Do this = Copy the material that follows word for word and omit its pictures.

Data provided =
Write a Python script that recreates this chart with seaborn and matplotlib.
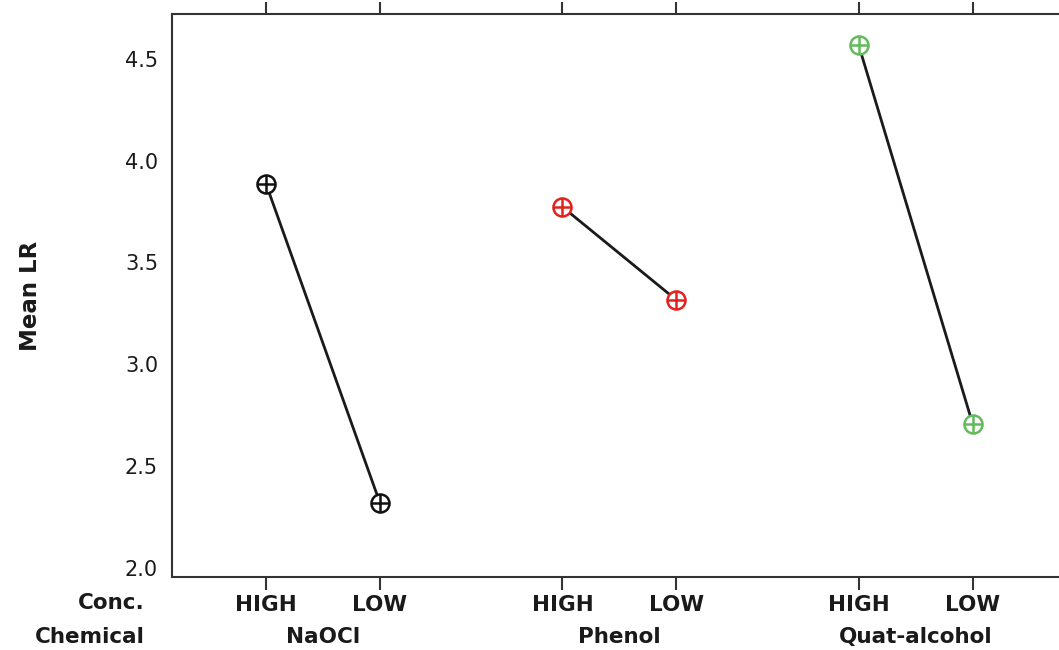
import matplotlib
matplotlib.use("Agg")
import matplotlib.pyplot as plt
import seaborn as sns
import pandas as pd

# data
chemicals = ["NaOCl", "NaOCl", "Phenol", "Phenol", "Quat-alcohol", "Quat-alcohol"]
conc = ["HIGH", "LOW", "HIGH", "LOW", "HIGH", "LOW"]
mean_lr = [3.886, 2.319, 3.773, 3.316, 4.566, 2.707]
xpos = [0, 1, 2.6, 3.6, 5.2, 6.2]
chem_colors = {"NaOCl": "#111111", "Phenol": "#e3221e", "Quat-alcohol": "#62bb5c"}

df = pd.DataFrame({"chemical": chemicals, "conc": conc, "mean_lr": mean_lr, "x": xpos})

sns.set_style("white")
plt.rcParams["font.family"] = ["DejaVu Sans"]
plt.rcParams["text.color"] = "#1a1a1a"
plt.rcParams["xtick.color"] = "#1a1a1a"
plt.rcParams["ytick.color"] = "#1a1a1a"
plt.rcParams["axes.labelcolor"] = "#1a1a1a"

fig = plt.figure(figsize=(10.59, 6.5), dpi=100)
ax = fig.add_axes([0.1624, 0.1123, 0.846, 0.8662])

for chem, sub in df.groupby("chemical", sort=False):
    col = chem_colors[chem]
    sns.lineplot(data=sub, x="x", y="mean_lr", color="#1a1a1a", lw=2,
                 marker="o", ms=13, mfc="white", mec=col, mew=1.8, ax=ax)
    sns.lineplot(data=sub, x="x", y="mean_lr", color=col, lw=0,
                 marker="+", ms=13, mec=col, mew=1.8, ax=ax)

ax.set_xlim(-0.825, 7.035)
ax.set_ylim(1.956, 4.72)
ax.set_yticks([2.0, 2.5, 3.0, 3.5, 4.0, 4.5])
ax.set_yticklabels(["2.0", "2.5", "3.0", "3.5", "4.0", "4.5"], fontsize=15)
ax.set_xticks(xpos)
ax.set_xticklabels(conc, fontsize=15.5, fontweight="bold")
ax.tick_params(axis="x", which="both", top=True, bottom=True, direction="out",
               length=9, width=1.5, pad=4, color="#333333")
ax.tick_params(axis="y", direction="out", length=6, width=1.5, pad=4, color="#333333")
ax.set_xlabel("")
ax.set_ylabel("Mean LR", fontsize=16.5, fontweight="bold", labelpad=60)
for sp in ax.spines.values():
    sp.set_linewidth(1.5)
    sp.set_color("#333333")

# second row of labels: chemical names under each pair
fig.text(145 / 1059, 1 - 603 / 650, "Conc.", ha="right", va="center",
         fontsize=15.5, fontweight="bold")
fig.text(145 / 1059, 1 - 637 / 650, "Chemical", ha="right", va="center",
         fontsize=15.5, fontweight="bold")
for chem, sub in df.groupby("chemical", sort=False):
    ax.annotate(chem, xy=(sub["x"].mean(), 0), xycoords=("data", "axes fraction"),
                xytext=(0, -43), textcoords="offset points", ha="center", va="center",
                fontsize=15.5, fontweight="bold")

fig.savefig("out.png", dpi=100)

The solution =
Write a Python script that recreates this chart with seaborn and matplotlib.
import matplotlib
matplotlib.use("Agg")
import matplotlib.pyplot as plt
import seaborn as sns
import pandas as pd

# data
chemicals = ["NaOCl", "NaOCl", "Phenol", "Phenol", "Quat-alcohol", "Quat-alcohol"]
conc = ["HIGH", "LOW", "HIGH", "LOW", "HIGH", "LOW"]
mean_lr = [3.886, 2.319, 3.773, 3.316, 4.566, 2.707]
xpos = [0, 1, 2.6, 3.6, 5.2, 6.2]
chem_colors = {"NaOCl": "#111111", "Phenol": "#e3221e", "Quat-alcohol": "#62bb5c"}

df = pd.DataFrame({"chemical": chemicals, "conc": conc, "mean_lr": mean_lr, "x": xpos})

sns.set_style("white")
plt.rcParams["font.family"] = ["DejaVu Sans"]
plt.rcParams["text.color"] = "#1a1a1a"
plt.rcParams["xtick.color"] = "#1a1a1a"
plt.rcParams["ytick.color"] = "#1a1a1a"
plt.rcParams["axes.labelcolor"] = "#1a1a1a"

fig = plt.figure(figsize=(10.59, 6.5), dpi=100)
ax = fig.add_axes([0.1624, 0.1123, 0.846, 0.8662])

for chem, sub in df.groupby("chemical", sort=False):
    col = chem_colors[chem]
    sns.lineplot(data=sub, x="x", y="mean_lr", color="#1a1a1a", lw=2,
                 marker="o", ms=13, mfc="white", mec=col, mew=1.8, ax=ax)
    sns.lineplot(data=sub, x="x", y="mean_lr", color=col, lw=0,
                 marker="+", ms=13, mec=col, mew=1.8, ax=ax)

ax.set_xlim(-0.825, 7.035)
ax.set_ylim(1.956, 4.72)
ax.set_yticks([2.0, 2.5, 3.0, 3.5, 4.0, 4.5])
ax.set_yticklabels(["2.0", "2.5", "3.0", "3.5", "4.0", "4.5"], fontsize=15)
ax.set_xticks(xpos)
ax.set_xticklabels(conc, fontsize=15.5, fontweight="bold")
ax.tick_params(axis="x", which="both", top=True, bottom=True, direction="out",
               length=9, width=1.5, pad=4, color="#333333")
ax.tick_params(axis="y", direction="out", length=6, width=1.5, pad=4, color="#333333")
ax.set_xlabel("")
ax.set_ylabel("Mean LR", fontsize=16.5, fontweight="bold", labelpad=60)
for sp in ax.spines.values():
    sp.set_linewidth(1.5)
    sp.set_color("#333333")

# second row of labels: chemical names under each pair
fig.text(145 / 1059, 1 - 603 / 650, "Conc.", ha="right", va="center",
         fontsize=15.5, fontweight="bold")
fig.text(145 / 1059, 1 - 637 / 650, "Chemical", ha="right", va="center",
         fontsize=15.5, fontweight="bold")
for chem, sub in df.groupby("chemical", sort=False):
    ax.annotate(chem, xy=(sub["x"].mean(), 0), xycoords=("data", "axes fraction"),
                xytext=(0, -43), textcoords="offset points", ha="center", va="center",
                fontsize=15.5, fontweight="bold")

fig.savefig("out.png", dpi=100)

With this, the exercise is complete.